O ministro dos Negócios Estrangeiros defendeu a necessidade de diálogo com a Rússia, e esta deve certamente ser a outra componente de uma política europeia coerente e eficaz. Temos todo o interesse em evitar uma nova bipolaridade europeia e em construir uma relação estável com a Rússia. Putin pode, por razões de sobrevivência do regime, estar interessado numa nova guerra fria, que conforte a imagem de grande potência da Rússia, mas nós, europeus, não devíamos estar.

À luz da enorme desconfiança da opinião pública internacional, depois da desinformação americana sobre o Iraque, é importante valorizar e procurar acelerar o inquérito sobre o veneno usado contra Skripal e a sua filha sob a égide da Organização para a Proibição de Armas Químicas.

A utopia de uma casa comum europeia de paz, de Lisboa a Vladivostok, cara a Gorbachev, deve ser um horizonte da União Europeia.

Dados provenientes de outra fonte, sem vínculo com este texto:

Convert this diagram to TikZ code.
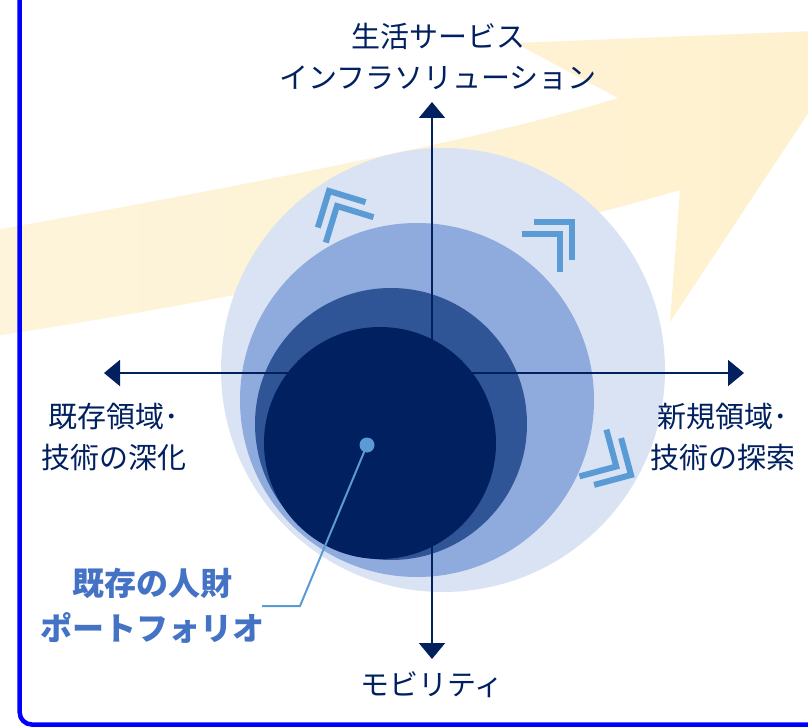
\documentclass[tikz,border=0pt]{standalone}
\usepackage{fontspec}
\newfontfamily\jpfont{Noto Sans CJK JP}
\usepackage{tikz}
\usetikzlibrary{positioning,arrows.meta}
\definecolor{navy}{RGB}{0,32,96}
\definecolor{ringA}{RGB}{218,227,243}
\definecolor{ringB}{RGB}{143,170,220}
\definecolor{ringC}{RGB}{47,85,151}
\definecolor{skyblue}{RGB}{91,155,213}
\definecolor{labelblue}{RGB}{68,114,196}
\definecolor{goldL}{RGB}{253,244,219}
\definecolor{goldR}{RGB}{254,241,206}
\definecolor{frameblue}{RGB}{0,0,255}

\begin{document}
\begin{tikzpicture}[x=1pt, y=-1pt,
    axis/.style={navy, line width=2pt,
      {Triangle[length=16pt,width=26pt]}-{Triangle[length=16pt,width=26pt]}},
    lab/.style={text=navy, align=center, inner sep=0pt,
      font=\jpfont\fontsize{29}{41}\selectfont},
    chevline/.style={skyblue, line width=6pt, line join=miter},
    chev/.pic={
      \draw[chevline] (-27,-27) -- (0,0) -- (-27,27);
      \draw[chevline] (-44,-27) -- (-17,0) -- (-44,27);
    }]
    \useasboundingbox (0,0) rectangle (808,727);
    \begin{scope}
      \clip (0,0) rectangle (808,727);
      \shade[left color=goldL, right color=goldR]
        (-5,230) .. controls (250,185) and (500,135) .. (618,98)
        -- (515,43) -- (864,29) -- (670,322) -- (680,190)
        .. controls (550,228) and (300,290) .. (-5,336) -- cycle;
    \end{scope}

    \fill[ringA] (443,370) circle[radius=222pt];
    \fill[ringB] (417,400) circle[radius=177pt];
    \fill[ringC] (391,424) circle[radius=136pt];
    \fill[navy] (380,443) circle[radius=116pt];

    \coordinate (o) at (432,373);
    \coordinate[above=271pt of o] (n);
    \coordinate[below=286pt of o] (s);
    \coordinate[left=328pt of o] (w);
    \coordinate[right=312pt of o] (e);
    \draw[axis] (s) -- (n);
    \draw[axis] (w) -- (e);

    \pic[rotate=118] at (329,191) {chev};
    \pic[rotate=45] at (572,222) {chev};
    \pic[rotate=-30] at (631,475) {chev};

    \node[lab, above=12pt of n, xshift=6pt] (top) {生活サービス\\インフラソリューション};
    \node[lab, below=12pt of s] (bottom) {モビリティ};
    \node[lab, below=30pt of w, xshift=10pt] (left) {既存領域･\\技術の深化};
    \node[lab, below=30pt of e, xshift=-21pt] (right) {新規領域･\\技術の探索};

    \fill[skyblue] (367,445) circle[radius=7.5pt] coordinate (dot);
    \node[text=labelblue, align=center, inner sep=0pt,
      font=\jpfont\bfseries\fontsize{32}{45}\selectfont] (pf) at (152,606)
      {既存の人財\\ポートフォリオ};
    \coordinate (bend) at (300,606);
    \draw[skyblue, line width=2pt] (dot) -- (bend) -- (262,606);

    \draw[frameblue, line width=4.5pt, rounded corners=12pt]
      (19.7,-10) -- (19.7,724.5) -- (830,724.5);
\end{tikzpicture}
\end{document}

Para a sua concretização não basta conter a política belicista de Putin, é preciso agarrar na sua afirmação constante de quem não respeita a ordem internacional é o Ocidente e propor a discussão sobre uma nova ordem europeia, baseada na consciência de que se os europeus têm legítimos interesses de segurança, também os russos os têm, o que implica a discussão dos limites do alargamento da NATO. O diálogo com a Rússia também é importante para a sobrevivência do acordo nuclear com o Irão, com Moscovo mais próximo das posições europeias do que Washington.

Portugal é hoje um país com prestígio na União Europeia e pode por isso ter um papel de relevo no debate que se abre sobre o futuro da União. Assumir esse papel, no entanto, obriga o país a assumir todas as dimensões do seu empenho europeu, tanto as económicas e financeiras como as relativas à política e à segurança.